■ Task details
Copy everything in the data below exactly except the pictures.

* * * * *

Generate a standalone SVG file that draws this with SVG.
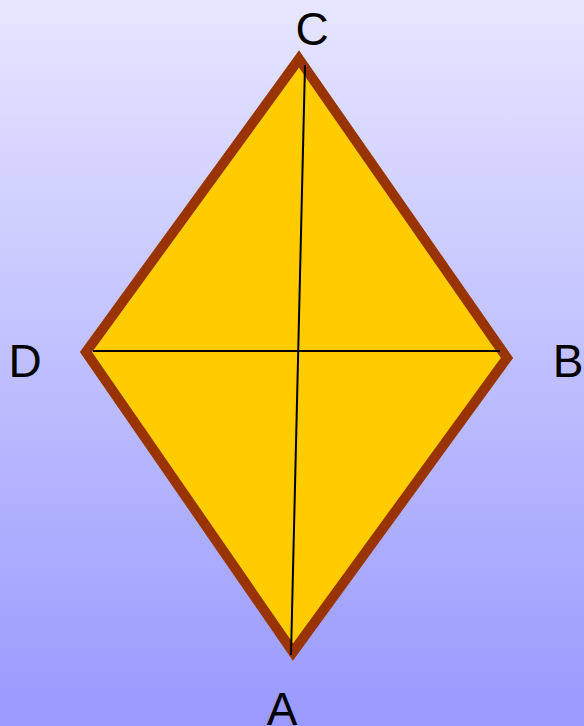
<svg xmlns="http://www.w3.org/2000/svg" width="584" height="726" viewBox="0 0 584 726">
<defs>
<linearGradient id="bg" x1="0" y1="0" x2="0" y2="1">
<stop offset="0" stop-color="#e6e6ff"/>
<stop offset="1" stop-color="#9999ff"/>
</linearGradient>
<style>
.lbl{font-family:"Liberation Sans",Arial,sans-serif;font-size:46px;fill:#000}
.diag{stroke:#000;stroke-width:2;fill:none}
</style>
</defs>
<rect width="584" height="726" fill="url(#bg)"/>
<g id="rhombus">
<polygon points="299,59 507,358 293,652 86,352" fill="#ffcc00" stroke="#993300" stroke-width="10" stroke-linejoin="miter"/>
</g>
<g id="connectors">
<line class="diag" x1="305" y1="65" x2="291" y2="655"/>
<line class="diag" x1="93" y1="351" x2="500" y2="351"/>
</g>
<g id="labels">
<text class="lbl" x="312" y="45" text-anchor="middle">C</text>
<text class="lbl" x="25" y="377" text-anchor="middle">D</text>
<text class="lbl" x="568" y="377" text-anchor="middle">B</text>
<text class="lbl" x="282" y="725" text-anchor="middle">A</text>
</g>
</svg>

* * * * *

■ Answer
Generate a standalone SVG file that draws this with SVG.
<svg xmlns="http://www.w3.org/2000/svg" width="584" height="726" viewBox="0 0 584 726">
<defs>
<linearGradient id="bg" x1="0" y1="0" x2="0" y2="1">
<stop offset="0" stop-color="#e6e6ff"/>
<stop offset="1" stop-color="#9999ff"/>
</linearGradient>
<style>
.lbl{font-family:"Liberation Sans",Arial,sans-serif;font-size:46px;fill:#000}
.diag{stroke:#000;stroke-width:2;fill:none}
</style>
</defs>
<rect width="584" height="726" fill="url(#bg)"/>
<g id="rhombus">
<polygon points="299,59 507,358 293,652 86,352" fill="#ffcc00" stroke="#993300" stroke-width="10" stroke-linejoin="miter"/>
</g>
<g id="connectors">
<line class="diag" x1="305" y1="65" x2="291" y2="655"/>
<line class="diag" x1="93" y1="351" x2="500" y2="351"/>
</g>
<g id="labels">
<text class="lbl" x="312" y="45" text-anchor="middle">C</text>
<text class="lbl" x="25" y="377" text-anchor="middle">D</text>
<text class="lbl" x="568" y="377" text-anchor="middle">B</text>
<text class="lbl" x="282" y="725" text-anchor="middle">A</text>
</g>
</svg>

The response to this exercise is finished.